I was young, my parents had just gotten divorced, I remember my dad holding my hand, his eyes were flooded with tears, we waited patiently on the elevator, a few people got on, then left. I was a bit shy, so I hid behind my dad. Then we arrived at a department store. Music played over speakers. I was in awe, I ran over to a little display. Red, yellow and blue coloured toys and other items scattered in a neat area. My dad smiled then quickly frowned. "I'm so sorry, I never wanted this to happen." He hugged me tightly, sobbing and told me he was sorry over and over. "Never stop shining kiddo." The last thing he said before leaving. I was scared and alone, I wanted to run after him but I chose not to. It was a scary world out there. I started having nightmares, waking in a panic. No one to comfort me, no one to care. Until I grew up and I was finally able to re-enter the elevator. I saw the same people I once saw when I was young. They were grown up too. I found myself on a floor, a grassy floor. "Hello?" I called out. "H-hello? Who's there?" Someone replied, peaking their head out into the tunnel. My eyes lit up, I felt peace for once. "Father?" I stood there in awe, tears fell to the ground. The figure stood there for a second, trying to figure out who was standing in front of him. "My...son" The figure finally spoke, his voice wobbled and cracked. He slowly walked over to me, wrapping his arms around me as he sobbed. "I'm so sorry." He said under his breath. I didn’t respond, I just wanted to be still and in the moment.
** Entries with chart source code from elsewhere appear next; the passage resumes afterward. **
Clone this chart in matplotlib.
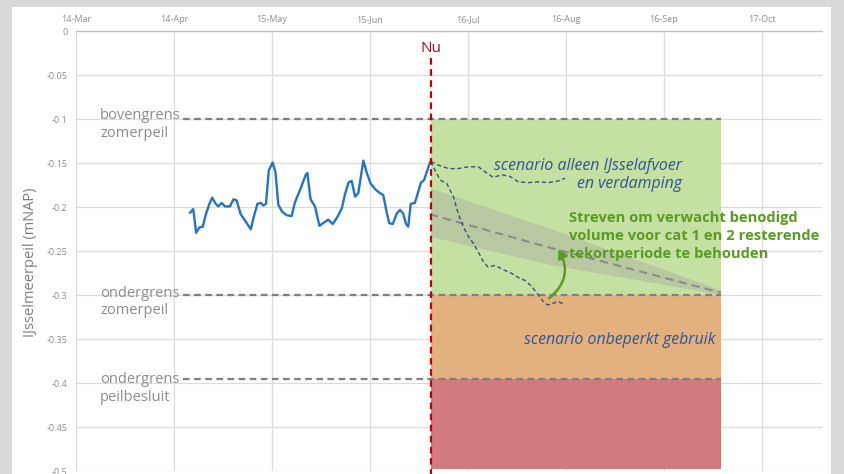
import matplotlib
matplotlib.use("Agg")
import matplotlib.pyplot as plt
from matplotlib.patches import Rectangle, FancyArrowPatch
from matplotlib import font_manager

# ---------------- data ----------------
tick_days = [0, 31, 62, 93, 124, 155, 186, 217]
tick_labels = ["14-Mar", "14-Apr", "15-May", "15-Jun", "16-Jul", "16-Aug", "16-Sep", "17-Oct"]
y_ticks = [0, -0.05, -0.1, -0.15, -0.2, -0.25, -0.3, -0.35, -0.4, -0.45, -0.5]
y_tick_labels = ["0", "-0.05", "-0.1", "-0.15", "-0.2", "-0.25", "-0.3", "-0.35", "-0.4", "-0.45", "-0.5"]

# observed level (days after 14-Mar, m NAP)
obs_days = [36.1, 37.1, 38.0, 39.0, 40.1, 41.0, 42.1, 43.1, 44.2, 45.0, 46.1, 47.1, 48.7, 49.8,
            50.8, 52.1, 53.1, 54.2, 55.3, 56.3, 57.4, 58.4, 59.3, 60.1, 61.0, 62.2, 63.1, 64.0,
            65.2, 66.7, 68.2, 69.3, 70.9, 72.7, 73.2, 74.2, 75.6, 77.0, 78.2, 79.8, 81.2, 82.7,
            84.1, 85.1, 86.2, 87.2, 88.3, 89.3, 90.9, 92.0, 93.2, 94.8, 96.2, 97.2, 98.3, 99.1,
            100.2, 101.5, 102.5, 103.5, 104.4, 105.1, 105.9, 107.2, 108.3, 109.1, 110.1, 112.0]
obs_level = [-0.206, -0.202, -0.229, -0.223, -0.222, -0.209, -0.197, -0.189, -0.196, -0.199,
             -0.195, -0.199, -0.199, -0.191, -0.192, -0.208, -0.213, -0.219, -0.225, -0.210,
             -0.196, -0.195, -0.198, -0.196, -0.158, -0.149, -0.160, -0.197, -0.205, -0.209,
             -0.210, -0.194, -0.180, -0.163, -0.161, -0.191, -0.199, -0.221, -0.218, -0.214,
             -0.219, -0.211, -0.201, -0.185, -0.172, -0.170, -0.188, -0.184, -0.147, -0.161,
             -0.173, -0.180, -0.184, -0.186, -0.206, -0.218, -0.219, -0.207, -0.203, -0.207,
             -0.219, -0.222, -0.196, -0.195, -0.182, -0.172, -0.169, -0.149]

# scenario: alleen IJsselafvoer en verdamping
sc1_days = [112.3, 114.6, 117.8, 120.9, 124.1, 127.3, 129.9, 132.0, 134.7, 137.3, 139.9,
            143.1, 146.3, 149.4, 152.6, 154.7]
sc1_level = [-0.148, -0.152, -0.156, -0.156, -0.154, -0.154, -0.161, -0.166, -0.163, -0.165,
             -0.171, -0.172, -0.171, -0.172, -0.170, -0.167]

# scenario: onbeperkt gebruik
sc2_days = [112.3, 113.6, 115.2, 117.3, 119.4, 120.9, 122.5, 124.1, 125.7, 127.3, 128.9, 130.4,
            132.6, 135.2, 137.8, 140.5, 142.0, 144.2, 146.3, 147.8, 149.2, 151.0, 152.6, 154.2]
sc2_level = [-0.148, -0.158, -0.169, -0.173, -0.188, -0.207, -0.222, -0.233, -0.241, -0.251,
             -0.262, -0.268, -0.266, -0.271, -0.275, -0.281, -0.283, -0.290, -0.300, -0.307,
             -0.311, -0.309, -0.307, -0.310]

# target path and band
target_days = [112, 150, 204]
target_mid = [-0.208, -0.246, -0.297]
target_upper = [-0.178, -0.224, -0.294]
target_lower = [-0.233, -0.265, -0.299]

# limits / zones
now_day = 112.3
zone_end = 204
bovengrens = -0.1
ondergrens_zomer = -0.3
ondergrens_besluit = -0.395
y_bottom = -0.5
limit_start = 33.8

# ---------------- fonts ----------------
avail = {f.name for f in font_manager.fontManager.ttflist}
def pick(*names):
    for n in names:
        if n in avail:
            return n
    return "DejaVu Sans"
narrow = pick("Liberation Sans Narrow", "Open Sans", "DejaVu Sans")
main = pick("Open Sans", "Noto Sans", "DejaVu Sans")

# ---------------- figure ----------------
W, H = 844, 474
fig = plt.figure(figsize=(W / 100, H / 100), dpi=100, facecolor="#d9d9d9")
bg = Rectangle((12 / W, 0), (831 - 12) / W, (H - 7) / H,
               transform=fig.transFigure, facecolor="white", edgecolor="none", zorder=-10)
fig.add_artist(bg)

ax = fig.add_axes([76 / W, 1 - 471.3 / H, (822 - 76) / W, (471.3 - 31.3) / H])
ax.set_zorder(1)
ax.set_facecolor("none")
ax.set_xlim(0, 236)
ax.set_ylim(y_bottom, 0)

ax.set_xticks(tick_days)
ax.set_xticklabels(tick_labels)
ax.set_yticks(y_ticks)
ax.set_yticklabels(y_tick_labels)
ax.xaxis.tick_top()
ax.tick_params(axis="both", length=0, labelsize=6.5, labelcolor="#8c8c8c")
ax.tick_params(axis="x", pad=5)
ax.tick_params(axis="y", pad=6)
for lab in ax.get_xticklabels() + ax.get_yticklabels():
    lab.set_fontfamily(narrow)
ax.grid(True, color="#dcdcdc", lw=0.9, zorder=0)
for s in ["left", "right", "bottom"]:
    ax.spines[s].set_visible(False)
ax.spines["top"].set_color("#bfbfbf")
ax.spines["top"].set_linewidth(0.9)
ax.set_axisbelow(True)

# zones
ax.fill_between([now_day, zone_end], bovengrens, ondergrens_zomer, color="#c5e0a3", zorder=1, lw=0)
ax.fill_between([now_day, zone_end], ondergrens_zomer, ondergrens_besluit, color="#e3b17f", zorder=1, lw=0)
ax.fill_between([now_day, zone_end], ondergrens_besluit, y_bottom + 0.003, color="#d17b7c", zorder=1, lw=0)

# limit lines
for yv in [bovengrens, ondergrens_zomer, ondergrens_besluit]:
    ax.plot([limit_start, zone_end], [yv, yv], color="#7f7f7f", lw=1.6, dashes=(3, 2), zorder=3)

# band + target
ax.fill_between(target_days, target_upper, target_lower, color="#a0a0a0", alpha=0.35, lw=0, zorder=2)
ax.plot(target_days, target_mid, color="#8c8c8c", lw=1.5, dashes=(4, 2.5), zorder=3)

# scenarios
ax.plot(sc1_days, sc1_level, color="#3c5078", lw=1.0, dashes=(3, 2), zorder=4)
ax.plot(sc2_days, sc2_level, color="#3c5078", lw=1.0, dashes=(3, 2), zorder=4)

# observed
ax.plot(obs_days, obs_level, color="#2574c4", lw=1.7, zorder=5)

# Nu line
ax.plot([now_day, now_day], [-0.03, -0.51], color="#c00000", lw=1.6, dashes=(3, 2), zorder=6, clip_on=False)
ax.text(now_day, -0.0195, "Nu", color="#a50f15", fontsize=11, family=main, ha="center", va="center")

# limit labels
lab_kw = dict(color="#8c8c8c", fontsize=10.5, family=main, ha="left", va="center", linespacing=1.25, zorder=7)
ax.text(7.6, -0.1055, "bovengrens\nzomerpeil", **lab_kw)
ax.text(7.6, -0.3075, "ondergrens\nzomerpeil", **lab_kw)
ax.text(7.6, -0.4055, "ondergrens\npeilbesluit", **lab_kw)

# scenario labels
sc_kw = dict(color="#2f5597", fontsize=11.4, family=main, style="italic", va="center", zorder=7)
ax.text(132.2, -0.1535, "scenario alleen IJsselafvoer", ha="left", **sc_kw)
ax.text(191.7, -0.173, "en verdamping", ha="right", **sc_kw)
ax.text(202.2, -0.351, "scenario onbeperkt gebruik", ha="right", **sc_kw)

# green text
ax.text(156, -0.2325, "Streven om verwacht benodigd\nvolume voor cat 1 en 2 resterende\ntekortperiode te behouden",
        color="#5b9b25", fontsize=10.6, family=main, weight="bold", ha="left", va="center",
        linespacing=1.33, zorder=7)

arrow = FancyArrowPatch((149.0, -0.3053), (152.2, -0.2451), connectionstyle="arc3,rad=0.45",
                        arrowstyle="-|>,head_length=5,head_width=3", color="#5b9b25", lw=1.8, zorder=7)
ax.add_patch(arrow)

# y label
fig.text(31 / W, 1 - 262 / H, "IJsselmeerpeil (mNAP)", rotation=90, color="#7f7f7f",
         fontsize=10.5, family=main, ha="center", va="center")

fig.savefig("out.png", dpi=100, facecolor=fig.get_facecolor())
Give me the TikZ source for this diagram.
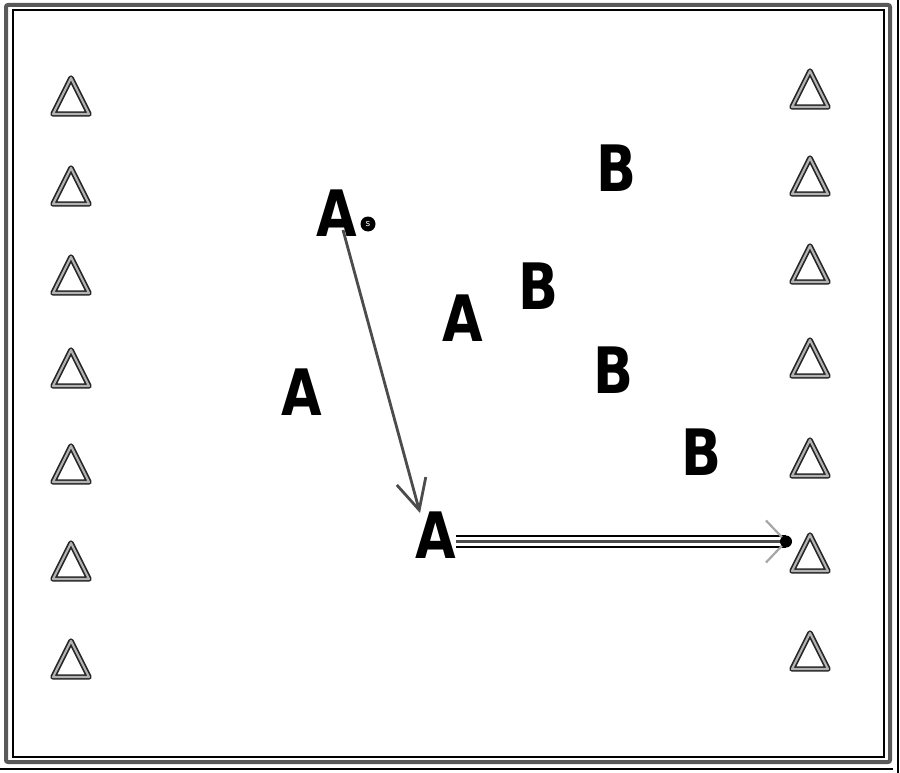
\documentclass[tikz,border=0pt]{standalone}
\usepackage{fontspec}
\setmainfont{DejaVu Sans}
\usetikzlibrary{arrows.meta,calc}
\tikzset{
  letter/.style={inner sep=0pt, font=\bfseries\fontsize{64}{64}\selectfont},
  tri/.pic={\draw[draw=black!85, double=gray!60, line width=1.6pt, double distance=2.2pt, line join=round]
      (0,-19) -- (18,17) -- (-18,17) -- cycle;},
  conn/.style={draw=gray!60!black, line width=2.8pt},
}
\newcommand{\sq}[1]{\scalebox{0.82}[1]{#1}}
\begin{document}
\begin{tikzpicture}[x=1pt,y=-1pt]
\useasboundingbox (0,0) rectangle (900,773);
\fill[white] (0,0) rectangle (900,773);
% frame
\draw[gray!70!black, line width=4pt, rounded corners=2pt] (6,5) rectangle (890,762);
\draw[black, line width=1.3pt] (13,10) rectangle (884,757);
\draw[black, line width=1.3pt] (898,0) -- (898,773);
\draw[black, line width=1.3pt] (0,769) -- (893,769);
% triangles left
\foreach \y [count=\i] in {97,187,276,369,465,562,660}
  \pic (tl\i) at (71,\y) {tri};
% triangles right
\foreach \y [count=\i] in {90,177,265,359,459,554,652}
  \pic (tr\i) at (810,\y) {tri};
% letters
\node[letter] (a0) at (337,213) {\sq{A}};
\node[circle, fill=black, inner sep=0pt, minimum size=15pt, font=\fontsize{9}{9}\selectfont, text=white] (s0) at (368,224) {s};
\node[letter] (a1) at (463,318) {\sq{A}};
\node[letter] (a2) at (302,392) {\sq{A}};
\node[letter] (a3) at (436,535) {\sq{A}};
\node[letter] (b1) at (616,168) {\sq{B}};
\node[letter] (b2) at (538,286) {\sq{B}};
\node[letter] (b3) at (613,370) {\sq{B}};
\node[letter] (b4) at (701,452) {\sq{B}};
% arrow 1
\coordinate (s1) at (343,230);
\coordinate (e1) at (420,513);
\draw[conn, -{Straight Barb[length=30pt,width=30pt]}] (s1) -- (e1);
% arrow 2
\coordinate (s2) at (456,541.5);
\coordinate (e2) at (786,541.5);
\draw[black, line width=2.2pt, double=white, double distance=9pt] (s2) -- (e2);
\draw[gray!60!black, line width=3pt] (s2) -- (e2);
\draw[gray!70, line width=2.2pt] ($(e2)+(-20,-21)$) -- (e2) -- ($(e2)+(-20,21)$);
\fill[black] (e2) circle (6);
\end{tikzpicture}
\end{document}
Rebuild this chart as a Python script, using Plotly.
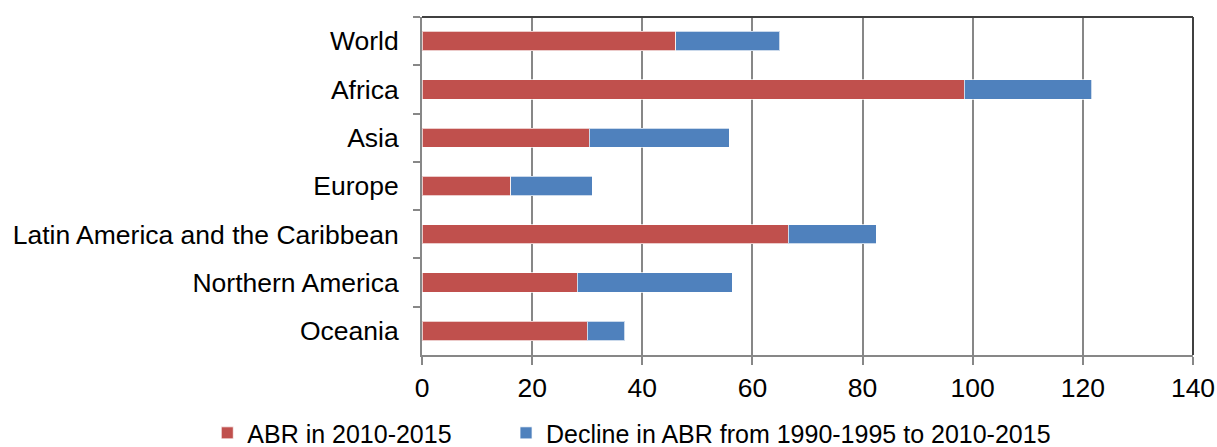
import plotly.graph_objects as go

regions = ["World", "Africa", "Asia", "Europe", "Latin America and the Caribbean",
           "Northern America", "Oceania"]
abr_2010_2015 = [46.1, 98.5, 30.4, 16.1, 66.5, 28.2, 30.0]
decline_1990_2015 = [18.9, 23.1, 25.4, 14.8, 16.0, 28.1, 6.8]
x_ticks = [0, 20, 40, 60, 80, 100, 120, 140]

RED = "#C0504D"
BLUE = "#4F81BD"
FONT = "Liberation Sans, Arial, sans-serif"
FS = 26.5
LFS = 25

fig = go.Figure()
fig.add_trace(go.Bar(
    y=regions, x=abr_2010_2015, orientation="h", name="ABR in 2010-2015",
    marker=dict(color=RED, line=dict(color="rgba(255,255,255,0.7)", width=1)),
    legend="legend",
))
fig.add_trace(go.Bar(
    y=regions, x=decline_1990_2015, orientation="h",
    name="Decline in ABR from 1990-1995 to 2010-2015",
    marker=dict(color=BLUE, line=dict(color="rgba(255,255,255,0.7)", width=1)),
    legend="legend2",
))

legend_common = dict(orientation="h", xref="paper", yref="paper", xanchor="left",
                     y=-0.163, yanchor="top", font=dict(size=LFS), itemwidth=30,
                     bgcolor="rgba(0,0,0,0)")

fig.update_layout(
    barmode="stack",
    bargap=0.6,
    width=1217, height=447,
    margin=dict(l=422, r=24, t=17, b=92, autoexpand=False),
    paper_bgcolor="white", plot_bgcolor="white",
    font=dict(family=FONT, size=FS, color="black"),
    showlegend=True,
    legend=dict(x=-0.2785, **legend_common),
    legend2=dict(x=0.109, **legend_common),
    xaxis=dict(range=[0, 140], tickvals=x_ticks, showgrid=True, gridcolor="#878787",
               gridwidth=1.5, showline=True, linecolor="#878787", linewidth=2,
               ticks="outside", ticklen=8, tickcolor="#878787", tickwidth=1.5,
               zeroline=False, tickfont=dict(size=FS), ticklabelstandoff=0,
               automargin=False),
    yaxis=dict(categoryorder="array", categoryarray=regions, autorange="reversed",
               showgrid=False, showline=True, linecolor="#878787", linewidth=2,
               ticks="outside", ticklen=7, tickcolor="#878787", tickwidth=1.5,
               tickson="boundaries", tickfont=dict(size=FS), ticklabelstandoff=16,
               automargin=False),
    shapes=[
        dict(type="line", xref="paper", yref="paper", x0=0, x1=1, y0=1, y1=1,
             line=dict(color="#404040", width=2)),
        dict(type="line", xref="paper", yref="paper", x0=1, x1=1, y0=0, y1=1,
             line=dict(color="#404040", width=2)),
    ],
)

fig.write_html("out.html", config={"displayModeBar": False},
               post_script="document.body.style.margin='0px';document.body.style.overflow='hidden';")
I wrapped my hands around my body, I imagined the embrace to be like that day. The day I was loved and the day where I finally had peace. Tears rolled slowly down the sides of my face, my breath was wobbly and cut off as each breath escaped my mouth. I want to go home. I curled into a ball on the ground, right in front of the elevator. I dug my nails into the sides of my arms, thoughts echoing through my mind, overlapping like static. The tears stuck to my face, freezing to my metallic shell. I let out small, pathetic weeps of sorrow. My heart pumped louder and louder, until I removed my finger nails from my arms. Small drips of oil came from the indents my nails had made. My arms felt cold, I felt cold. I went back to the room, walking quietly so I didn’t wake Kas up. I walked to a table that had a medkit on it. I sprayed disinfectant on my arms, I hate the feeling of being filthy. I placed bandages on my wounds, then I curled into a ball, and tried to sleep. I felt awful, I felt sick but not like Kasper. No this was a different kind of sickness… the type that makes you bed ridden for days, unable to move, paralyzed with doubt and sadness. Unable to form any thoughts that bring positivity, only drowning in negativity. I hate this, I hate everything happening. I want Kasper to be better, for his sickness to transfer to me.

One day we'll make it out of this, one day we'll finally grow wings and leave this hell hole loop behind.